GIVEN REQUEST
Give back all the data exactly, line by line.

RAW DATA
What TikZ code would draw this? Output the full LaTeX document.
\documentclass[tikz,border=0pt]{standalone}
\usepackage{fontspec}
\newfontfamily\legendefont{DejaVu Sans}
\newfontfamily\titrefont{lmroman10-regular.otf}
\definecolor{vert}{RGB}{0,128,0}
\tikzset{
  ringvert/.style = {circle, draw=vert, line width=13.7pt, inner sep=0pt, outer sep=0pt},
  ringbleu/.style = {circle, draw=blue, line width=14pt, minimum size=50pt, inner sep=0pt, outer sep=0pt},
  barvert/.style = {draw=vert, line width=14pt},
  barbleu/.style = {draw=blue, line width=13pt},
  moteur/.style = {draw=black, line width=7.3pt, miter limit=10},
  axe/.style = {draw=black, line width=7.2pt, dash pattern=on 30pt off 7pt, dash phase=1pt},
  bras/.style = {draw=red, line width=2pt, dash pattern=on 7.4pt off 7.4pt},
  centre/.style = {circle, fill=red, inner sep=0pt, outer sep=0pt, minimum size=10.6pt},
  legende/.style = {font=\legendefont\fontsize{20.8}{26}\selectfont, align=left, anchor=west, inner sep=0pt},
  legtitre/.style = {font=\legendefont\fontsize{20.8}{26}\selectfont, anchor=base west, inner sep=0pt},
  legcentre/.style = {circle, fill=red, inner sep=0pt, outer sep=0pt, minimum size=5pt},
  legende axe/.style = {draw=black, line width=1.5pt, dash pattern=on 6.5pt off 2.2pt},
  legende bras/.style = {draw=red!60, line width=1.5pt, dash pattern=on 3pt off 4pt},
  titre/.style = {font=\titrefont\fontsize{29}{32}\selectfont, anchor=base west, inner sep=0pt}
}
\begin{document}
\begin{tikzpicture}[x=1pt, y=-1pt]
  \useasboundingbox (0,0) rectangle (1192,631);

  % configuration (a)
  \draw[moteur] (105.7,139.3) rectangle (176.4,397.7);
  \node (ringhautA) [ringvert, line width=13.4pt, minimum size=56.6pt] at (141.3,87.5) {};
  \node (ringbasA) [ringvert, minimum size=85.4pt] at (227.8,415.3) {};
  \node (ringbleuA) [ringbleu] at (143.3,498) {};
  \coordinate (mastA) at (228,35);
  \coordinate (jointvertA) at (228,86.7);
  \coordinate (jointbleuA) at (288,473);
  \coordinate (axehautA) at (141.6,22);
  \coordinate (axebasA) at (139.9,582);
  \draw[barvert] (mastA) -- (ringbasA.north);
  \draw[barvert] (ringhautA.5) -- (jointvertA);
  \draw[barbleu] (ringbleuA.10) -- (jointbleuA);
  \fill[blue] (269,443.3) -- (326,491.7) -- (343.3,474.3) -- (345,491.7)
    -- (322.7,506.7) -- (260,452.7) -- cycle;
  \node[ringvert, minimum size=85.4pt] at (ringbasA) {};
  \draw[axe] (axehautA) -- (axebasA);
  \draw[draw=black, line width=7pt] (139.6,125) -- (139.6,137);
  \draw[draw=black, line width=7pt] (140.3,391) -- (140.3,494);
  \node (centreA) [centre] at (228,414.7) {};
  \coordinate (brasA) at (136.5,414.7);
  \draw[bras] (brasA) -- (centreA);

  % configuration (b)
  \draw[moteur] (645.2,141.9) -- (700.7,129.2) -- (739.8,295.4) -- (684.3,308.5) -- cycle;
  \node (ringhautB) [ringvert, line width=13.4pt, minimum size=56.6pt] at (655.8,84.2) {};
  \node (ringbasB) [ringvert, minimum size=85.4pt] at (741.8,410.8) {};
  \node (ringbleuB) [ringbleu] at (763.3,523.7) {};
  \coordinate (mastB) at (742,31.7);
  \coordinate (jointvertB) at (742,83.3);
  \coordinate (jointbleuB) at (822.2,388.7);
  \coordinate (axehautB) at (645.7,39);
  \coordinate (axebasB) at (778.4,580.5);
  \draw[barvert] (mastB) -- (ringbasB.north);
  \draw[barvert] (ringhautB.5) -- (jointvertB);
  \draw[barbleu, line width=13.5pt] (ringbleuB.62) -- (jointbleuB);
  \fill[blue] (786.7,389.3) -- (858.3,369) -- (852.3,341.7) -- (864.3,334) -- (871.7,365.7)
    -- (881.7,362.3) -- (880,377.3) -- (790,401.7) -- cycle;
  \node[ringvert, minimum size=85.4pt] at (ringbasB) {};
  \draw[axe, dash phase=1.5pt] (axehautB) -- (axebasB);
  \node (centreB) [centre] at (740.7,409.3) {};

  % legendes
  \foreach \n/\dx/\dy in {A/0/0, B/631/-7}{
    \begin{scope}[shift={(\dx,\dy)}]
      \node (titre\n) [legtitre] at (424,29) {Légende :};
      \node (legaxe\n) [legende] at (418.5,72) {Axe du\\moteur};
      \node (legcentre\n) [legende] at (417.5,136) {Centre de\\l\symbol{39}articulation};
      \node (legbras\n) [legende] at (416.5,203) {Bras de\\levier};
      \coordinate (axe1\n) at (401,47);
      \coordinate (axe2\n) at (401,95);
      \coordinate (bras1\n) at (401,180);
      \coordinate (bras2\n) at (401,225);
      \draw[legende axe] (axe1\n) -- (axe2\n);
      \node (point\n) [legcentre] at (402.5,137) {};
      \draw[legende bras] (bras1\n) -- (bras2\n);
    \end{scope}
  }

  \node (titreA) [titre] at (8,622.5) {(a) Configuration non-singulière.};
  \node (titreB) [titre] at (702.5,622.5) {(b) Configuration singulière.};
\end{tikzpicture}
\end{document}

EXPECTED ANSWER
What TikZ code would draw this? Output the full LaTeX document.
\documentclass[tikz,border=0pt]{standalone}
\usepackage{fontspec}
\newfontfamily\legendefont{DejaVu Sans}
\newfontfamily\titrefont{lmroman10-regular.otf}
\definecolor{vert}{RGB}{0,128,0}
\tikzset{
  ringvert/.style = {circle, draw=vert, line width=13.7pt, inner sep=0pt, outer sep=0pt},
  ringbleu/.style = {circle, draw=blue, line width=14pt, minimum size=50pt, inner sep=0pt, outer sep=0pt},
  barvert/.style = {draw=vert, line width=14pt},
  barbleu/.style = {draw=blue, line width=13pt},
  moteur/.style = {draw=black, line width=7.3pt, miter limit=10},
  axe/.style = {draw=black, line width=7.2pt, dash pattern=on 30pt off 7pt, dash phase=1pt},
  bras/.style = {draw=red, line width=2pt, dash pattern=on 7.4pt off 7.4pt},
  centre/.style = {circle, fill=red, inner sep=0pt, outer sep=0pt, minimum size=10.6pt},
  legende/.style = {font=\legendefont\fontsize{20.8}{26}\selectfont, align=left, anchor=west, inner sep=0pt},
  legtitre/.style = {font=\legendefont\fontsize{20.8}{26}\selectfont, anchor=base west, inner sep=0pt},
  legcentre/.style = {circle, fill=red, inner sep=0pt, outer sep=0pt, minimum size=5pt},
  legende axe/.style = {draw=black, line width=1.5pt, dash pattern=on 6.5pt off 2.2pt},
  legende bras/.style = {draw=red!60, line width=1.5pt, dash pattern=on 3pt off 4pt},
  titre/.style = {font=\titrefont\fontsize{29}{32}\selectfont, anchor=base west, inner sep=0pt}
}
\begin{document}
\begin{tikzpicture}[x=1pt, y=-1pt]
  \useasboundingbox (0,0) rectangle (1192,631);

  % configuration (a)
  \draw[moteur] (105.7,139.3) rectangle (176.4,397.7);
  \node (ringhautA) [ringvert, line width=13.4pt, minimum size=56.6pt] at (141.3,87.5) {};
  \node (ringbasA) [ringvert, minimum size=85.4pt] at (227.8,415.3) {};
  \node (ringbleuA) [ringbleu] at (143.3,498) {};
  \coordinate (mastA) at (228,35);
  \coordinate (jointvertA) at (228,86.7);
  \coordinate (jointbleuA) at (288,473);
  \coordinate (axehautA) at (141.6,22);
  \coordinate (axebasA) at (139.9,582);
  \draw[barvert] (mastA) -- (ringbasA.north);
  \draw[barvert] (ringhautA.5) -- (jointvertA);
  \draw[barbleu] (ringbleuA.10) -- (jointbleuA);
  \fill[blue] (269,443.3) -- (326,491.7) -- (343.3,474.3) -- (345,491.7)
    -- (322.7,506.7) -- (260,452.7) -- cycle;
  \node[ringvert, minimum size=85.4pt] at (ringbasA) {};
  \draw[axe] (axehautA) -- (axebasA);
  \draw[draw=black, line width=7pt] (139.6,125) -- (139.6,137);
  \draw[draw=black, line width=7pt] (140.3,391) -- (140.3,494);
  \node (centreA) [centre] at (228,414.7) {};
  \coordinate (brasA) at (136.5,414.7);
  \draw[bras] (brasA) -- (centreA);

  % configuration (b)
  \draw[moteur] (645.2,141.9) -- (700.7,129.2) -- (739.8,295.4) -- (684.3,308.5) -- cycle;
  \node (ringhautB) [ringvert, line width=13.4pt, minimum size=56.6pt] at (655.8,84.2) {};
  \node (ringbasB) [ringvert, minimum size=85.4pt] at (741.8,410.8) {};
  \node (ringbleuB) [ringbleu] at (763.3,523.7) {};
  \coordinate (mastB) at (742,31.7);
  \coordinate (jointvertB) at (742,83.3);
  \coordinate (jointbleuB) at (822.2,388.7);
  \coordinate (axehautB) at (645.7,39);
  \coordinate (axebasB) at (778.4,580.5);
  \draw[barvert] (mastB) -- (ringbasB.north);
  \draw[barvert] (ringhautB.5) -- (jointvertB);
  \draw[barbleu, line width=13.5pt] (ringbleuB.62) -- (jointbleuB);
  \fill[blue] (786.7,389.3) -- (858.3,369) -- (852.3,341.7) -- (864.3,334) -- (871.7,365.7)
    -- (881.7,362.3) -- (880,377.3) -- (790,401.7) -- cycle;
  \node[ringvert, minimum size=85.4pt] at (ringbasB) {};
  \draw[axe, dash phase=1.5pt] (axehautB) -- (axebasB);
  \node (centreB) [centre] at (740.7,409.3) {};

  % legendes
  \foreach \n/\dx/\dy in {A/0/0, B/631/-7}{
    \begin{scope}[shift={(\dx,\dy)}]
      \node (titre\n) [legtitre] at (424,29) {Légende :};
      \node (legaxe\n) [legende] at (418.5,72) {Axe du\\moteur};
      \node (legcentre\n) [legende] at (417.5,136) {Centre de\\l\symbol{39}articulation};
      \node (legbras\n) [legende] at (416.5,203) {Bras de\\levier};
      \coordinate (axe1\n) at (401,47);
      \coordinate (axe2\n) at (401,95);
      \coordinate (bras1\n) at (401,180);
      \coordinate (bras2\n) at (401,225);
      \draw[legende axe] (axe1\n) -- (axe2\n);
      \node (point\n) [legcentre] at (402.5,137) {};
      \draw[legende bras] (bras1\n) -- (bras2\n);
    \end{scope}
  }

  \node (titreA) [titre] at (8,622.5) {(a) Configuration non-singulière.};
  \node (titreB) [titre] at (702.5,622.5) {(b) Configuration singulière.};
\end{tikzpicture}
\end{document}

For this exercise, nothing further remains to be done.